Egarr’s way with Bach is by now probably well known to most listeners. (He has had the good fortune over the last few years to enjoy the steady support of a single label. A rare thing nowadays for a harpsichordist  -  indeed for any performer.) His recent Bach recordings have made a brilliantly effective  case for the use of an unequal temperament in Bach’s music (above all his Well- Tempered Clavier, Book 1 , also for Harmonia Mundi, making use of a tuning deduced from the manuscript title page by Bradley Lehman). Here he uses a tuning system of his own devising and again it serves him (and Bach) extremely well. Even if the individual suites remain in a single key, thus minimizing contrasts between adjacent movements, the progression across the suites from the astringent brightness (in this tuning) of A major to the solemn fullness of D minor provides an effective backbone for the collection as a whole (the tonic notes of the six suites spell out the first phrase of the chorale melody Jesu, meine Freude, which even if it were a coincidence is unlikely to have escaped Bach’s attention) — and Bach’s sometimes adventurous modulations are all the more effective when each key has its own distinct flavour. (The Sarabande of the G minor Suite at one point reaches an imperfect cadence as far afield as A flat minor; the E minor Suite frequently dwells on extremely tangy B major chords at its cadences.)

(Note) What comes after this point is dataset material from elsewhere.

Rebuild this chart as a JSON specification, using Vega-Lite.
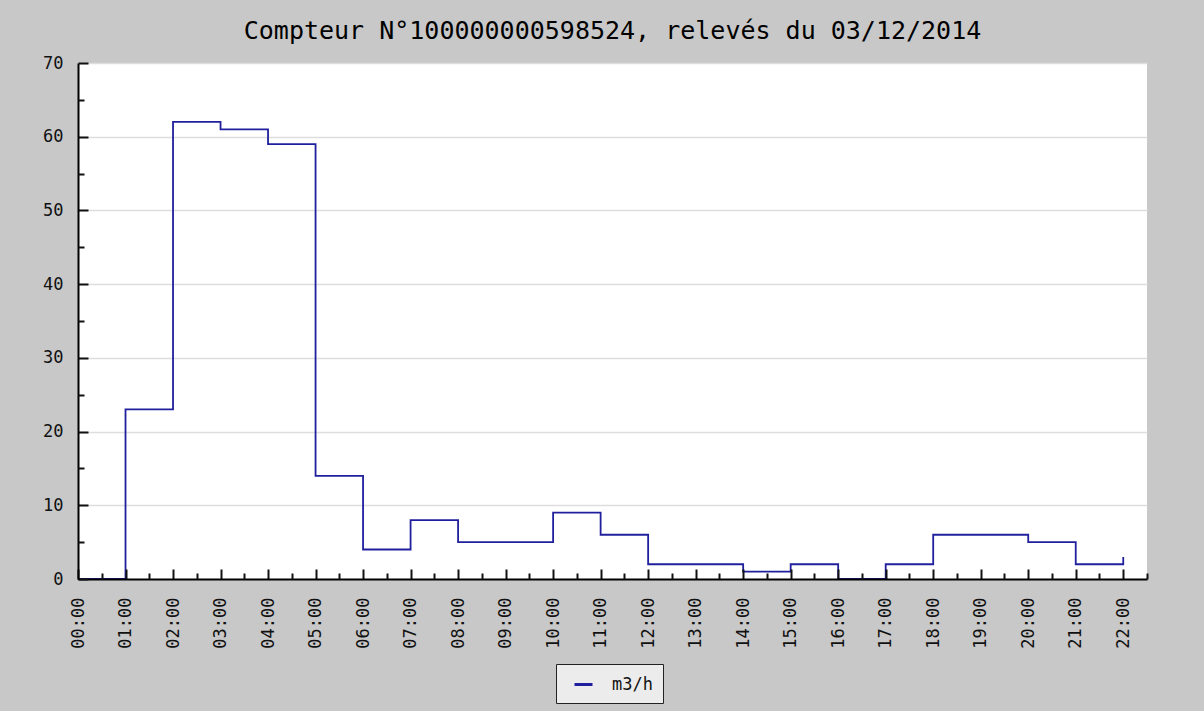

Egarr does not shy away from generously ornamenting Bach’s text on repeats. In the two Sarabandes where Bach left separate ornamented versions (‘Les agréments de la même Sarabande’), Egarr plays these in addition to his own. This is perhaps not the only possible solution but it is not too disturbingly redundant — it is quite normal in the suite tradition for dances to be supplemented by an ornamented Double. His registrations are predominantly full; in the major-key section of the final Gavotte, however, he leaves the melody poignantly to the four-foot register alone. The recorded sound is full and intimate, providing a distinctly immersive experience in the frequent excursions into the harpsichord’s bass register (the suites frequently descend to the A three leger lines below the bass stave). Egarr remains true here to the predominantly cantabile style of his previous Bach releases, employing clipped staccatos and percussive attacks only occasionally for special effect: in the repeated chords of the G minor Suite’s somewhat Scarlattian Prélude, for example, or in a few rather thwacky low Es in the Prélude to the A minor Suite. He is an all the more eloquent guide for being a relatively unshowy one, his continuously supple rubato aptly realizing Bach’s harmonic twists without resort to undue histrionics.

This is yet another fine release from one of the most consistently stimulating keyboard artists recording today.